Overall result $y(t)$

(3) Proposed solutions 1 and 3 are correct:

In subtasks (1) and (2) the signal values were calculated at discrete time points.
All points are to be connected by straight line segments, since the integration over rectangular functions of increasing width results in a linear course.
This means: The output signal ${y(t)}$ is trapezoidal.

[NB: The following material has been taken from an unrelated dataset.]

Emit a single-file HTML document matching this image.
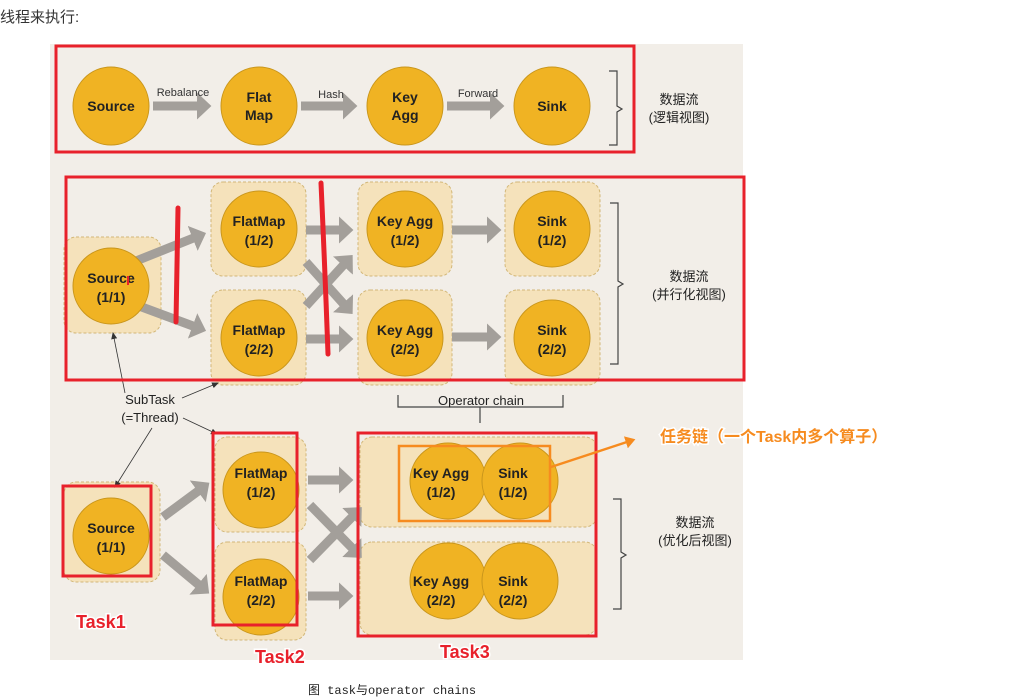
<!DOCTYPE html>
<html><head><meta charset="utf-8"><style>
body{margin:0;background:#fff;width:1016px;height:698px;overflow:hidden;}
svg{position:absolute;left:0;top:0}
text{font-family:"Liberation Sans","Noto Sans CJK SC",sans-serif;}
</style></head><body>
<svg width="1016" height="698" viewBox="0 0 1016 698">
<defs>
<marker id="ah" markerWidth="3" markerHeight="3" refX="1" refY="1.5" orient="auto" markerUnits="strokeWidth"><path d="M0,0 L1.6,1.5 L0,3 z" fill="#a39f9a"/></marker>
<marker id="sa" markerWidth="8" markerHeight="8" refX="6" refY="4" orient="auto" markerUnits="userSpaceOnUse"><path d="M0,1 L7,4 L0,7 z" fill="#333"/></marker>
<marker id="oa" markerWidth="5" markerHeight="5" refX="3" refY="2.5" orient="auto" markerUnits="strokeWidth"><path d="M0,0 L4,2.5 L0,5 z" fill="#f68b1f"/></marker>
</defs>
<text x="0" y="22" font-size="15" fill="#333">线程来执行:</text>
<rect x="50" y="44" width="693" height="616" fill="#f2eee8"/>
<g fill="#f5e2bb" stroke="#d2b778" stroke-dasharray="3,2" stroke-width="1">
<rect x="64" y="237" width="97" height="96" rx="12"/>
<rect x="211" y="182" width="95" height="94" rx="12"/>
<rect x="211" y="290" width="95" height="95" rx="12"/>
<rect x="358" y="182" width="94" height="94" rx="12"/>
<rect x="358" y="290" width="94" height="95" rx="12"/>
<rect x="505" y="182" width="95" height="94" rx="12"/>
<rect x="505" y="290" width="95" height="95" rx="12"/>
<rect x="64" y="482" width="96" height="100" rx="12"/>
<rect x="215" y="437" width="91" height="95" rx="12"/>
<rect x="215" y="542" width="91" height="98" rx="12"/>
<rect x="360" y="437" width="237" height="90" rx="12"/>
<rect x="360" y="542" width="237" height="93" rx="12"/>
</g>
<g stroke="#a39f9a" stroke-width="9" fill="none" marker-end="url(#ah)">
<line x1="153" y1="106" x2="206" y2="106"/>
<line x1="301" y1="106" x2="352" y2="106"/>
<line x1="447" y1="106" x2="499" y2="106"/>
<line x1="131" y1="263" x2="201" y2="235"/>
<line x1="131" y1="303" x2="201" y2="329"/>
<line x1="306" y1="230" x2="348" y2="230"/>
<line x1="306" y1="339" x2="348" y2="339"/>
<line x1="306" y1="262" x2="349" y2="310"/>
<line x1="306" y1="306" x2="349" y2="259"/>
<line x1="452" y1="230" x2="496" y2="230"/>
<line x1="452" y1="337" x2="496" y2="337"/>
<line x1="163" y1="517" x2="205" y2="486"/>
<line x1="163" y1="555" x2="205" y2="590"/>
<line x1="308" y1="480" x2="348" y2="480"/>
<line x1="308" y1="596" x2="348" y2="596"/>
<line x1="310" y1="505" x2="358" y2="554"/>
<line x1="310" y1="560" x2="358" y2="511"/>
</g>
<g fill="#f0b323" stroke="#c9961c" stroke-width="1">
<ellipse cx="111" cy="106" rx="38" ry="39"/>
<ellipse cx="259" cy="106" rx="38" ry="39"/>
<ellipse cx="405" cy="106" rx="38" ry="39"/>
<ellipse cx="552" cy="106" rx="38" ry="39"/>
<ellipse cx="111" cy="286" rx="38" ry="38"/>
<ellipse cx="259" cy="229" rx="38" ry="38"/>
<ellipse cx="259" cy="338" rx="38" ry="38"/>
<ellipse cx="405" cy="229" rx="38" ry="38"/>
<ellipse cx="405" cy="338" rx="38" ry="38"/>
<ellipse cx="552" cy="229" rx="38" ry="38"/>
<ellipse cx="552" cy="338" rx="38" ry="38"/>
<ellipse cx="111" cy="536" rx="38" ry="38"/>
<ellipse cx="261" cy="490" rx="38" ry="38"/>
<ellipse cx="261" cy="597" rx="38" ry="38"/>
<ellipse cx="448" cy="481" rx="38" ry="38"/>
<ellipse cx="520" cy="481" rx="38" ry="38"/>
<ellipse cx="448" cy="581" rx="38" ry="38"/>
<ellipse cx="520" cy="581" rx="38" ry="38"/>
</g>
<g font-size="14" font-weight="bold" fill="#222" text-anchor="middle">
<text x="111" y="111">Source</text>
<text x="259" y="102">Flat</text><text x="259" y="120">Map</text>
<text x="405" y="102">Key</text><text x="405" y="120">Agg</text>
<text x="552" y="111">Sink</text>
<text x="111" y="283">Source</text><text x="111" y="302">(1/1)</text>
<text x="259" y="226">FlatMap</text><text x="259" y="245">(1/2)</text>
<text x="259" y="335">FlatMap</text><text x="259" y="354">(2/2)</text>
<text x="405" y="226">Key Agg</text><text x="405" y="245">(1/2)</text>
<text x="405" y="335">Key Agg</text><text x="405" y="354">(2/2)</text>
<text x="552" y="226">Sink</text><text x="552" y="245">(1/2)</text>
<text x="552" y="335">Sink</text><text x="552" y="354">(2/2)</text>
<text x="111" y="533">Source</text><text x="111" y="552">(1/1)</text>
<text x="261" y="478">FlatMap</text><text x="261" y="497">(1/2)</text>
<text x="261" y="586">FlatMap</text><text x="261" y="605">(2/2)</text>
<text x="441" y="478">Key Agg</text><text x="441" y="497">(1/2)</text>
<text x="513" y="478">Sink</text><text x="513" y="497">(1/2)</text>
<text x="441" y="586">Key Agg</text><text x="441" y="605">(2/2)</text>
<text x="513" y="586">Sink</text><text x="513" y="605">(2/2)</text>
</g>
<g font-size="11" fill="#333" text-anchor="middle">
<text x="183" y="96">Rebalance</text>
<text x="331" y="98">Hash</text>
<text x="478" y="97">Forward</text>
</g>
<g stroke="#444" fill="none" stroke-width="1.2">
<path d="M609,71 h8 v35 l5,3 l-5,3 v33 h-8"/>
<path d="M610,203 h8 v78 l5,3 l-5,3 v77 h-8"/>
<path d="M613,499 h8 v53 l5,3 l-5,3 v51 h-8"/>
<path d="M398,395 v12 h165 v-12 M480,407 v16"/>
</g>
<g font-size="13" fill="#222" text-anchor="middle">
<text x="679" y="104">数据流</text><text x="679" y="122">(逻辑视图)</text>
<text x="689" y="281">数据流</text><text x="689" y="299">(并行化视图)</text>
<text x="695" y="527">数据流</text><text x="695" y="545">(优化后视图)</text>
<text x="481" y="405">Operator chain</text>
<text x="150" y="404">SubTask</text><text x="150" y="422">(=Thread)</text>
</g>
<g stroke="#333" stroke-width="0.8" fill="none" marker-end="url(#sa)">
<line x1="125" y1="393" x2="113" y2="333"/>
<line x1="182" y1="398" x2="218" y2="383"/>
<line x1="183" y1="418" x2="217" y2="434"/>
<line x1="152" y1="428" x2="115" y2="487"/>
</g>
<g fill="none" stroke="#e8212b" stroke-width="3">
<rect x="56" y="46" width="578" height="106"/>
<rect x="66" y="177" width="678" height="203"/>
<rect x="63" y="486" width="88" height="90"/>
<rect x="213" y="433" width="84" height="192"/>
<rect x="358" y="433" width="238" height="203"/>
</g>
<g stroke="#e8212b" stroke-width="5" stroke-linecap="round" fill="none">
<path d="M178,208 L176,322"/>
<path d="M321,183 Q325,270 328,354"/>
</g>
<rect x="127" y="276" width="2" height="9" fill="#e8212b"/>
<rect x="399" y="446" width="151" height="75" fill="none" stroke="#f68b1f" stroke-width="2.5"/>
<line x1="551" y1="467" x2="633" y2="440" stroke="#f68b1f" stroke-width="2.5" marker-end="url(#oa)"/>
<g font-weight="bold" stroke="#fff" stroke-width="3" paint-order="stroke">
<text x="660" y="442" font-size="16" fill="#f68b1f">任务链（一个Task内多个算子）</text>
<text x="76" y="628" font-size="18" fill="#e8212b">Task1</text>
<text x="255" y="663" font-size="18" fill="#e8212b">Task2</text>
<text x="440" y="658" font-size="18" fill="#e8212b">Task3</text>
</g>
<text x="308" y="694" font-size="12" fill="#222" style="font-family:'Liberation Mono','Noto Sans CJK SC',monospace">图 task与operator chains</text>
</svg>
</body></html>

The associated spectrum is complex and reads:

$$Y(f) = 6 \cdot 10^{ - 3} \;{{\rm{V}}}/{{{\rm{Hz}}}} \cdot {\mathop{\rm si}\nolimits} ( {2\;{\rm{ms}}\cdot{\rm{\pi }}f} ) \cdot {\mathop{\rm si}\nolimits} ( {3\;{\rm{ms}}\cdot{\rm{\pi }}f}) \cdot {\rm{e}}^{ - {\rm{j \hspace{0.05cm}\cdot \hspace{0.05cm} 2 \hspace{0.05cm}\cdot \hspace{0.05cm}2.5\;{\rm{ms}}\hspace{0.05cm}\cdot \hspace{0.05cm} \pi }}f} .$$

If the input pulse ${x(t)}$ would have the duration $T = 2\, \text {ms}$, the duration ${y(t)}$ would show a triangular waveform between ${t = 0}$ and $t = 4 \text { ms}$. The maximum $1.2 \, \text {V}$ would then only result at the time $t = 2 \, \text {ms}$.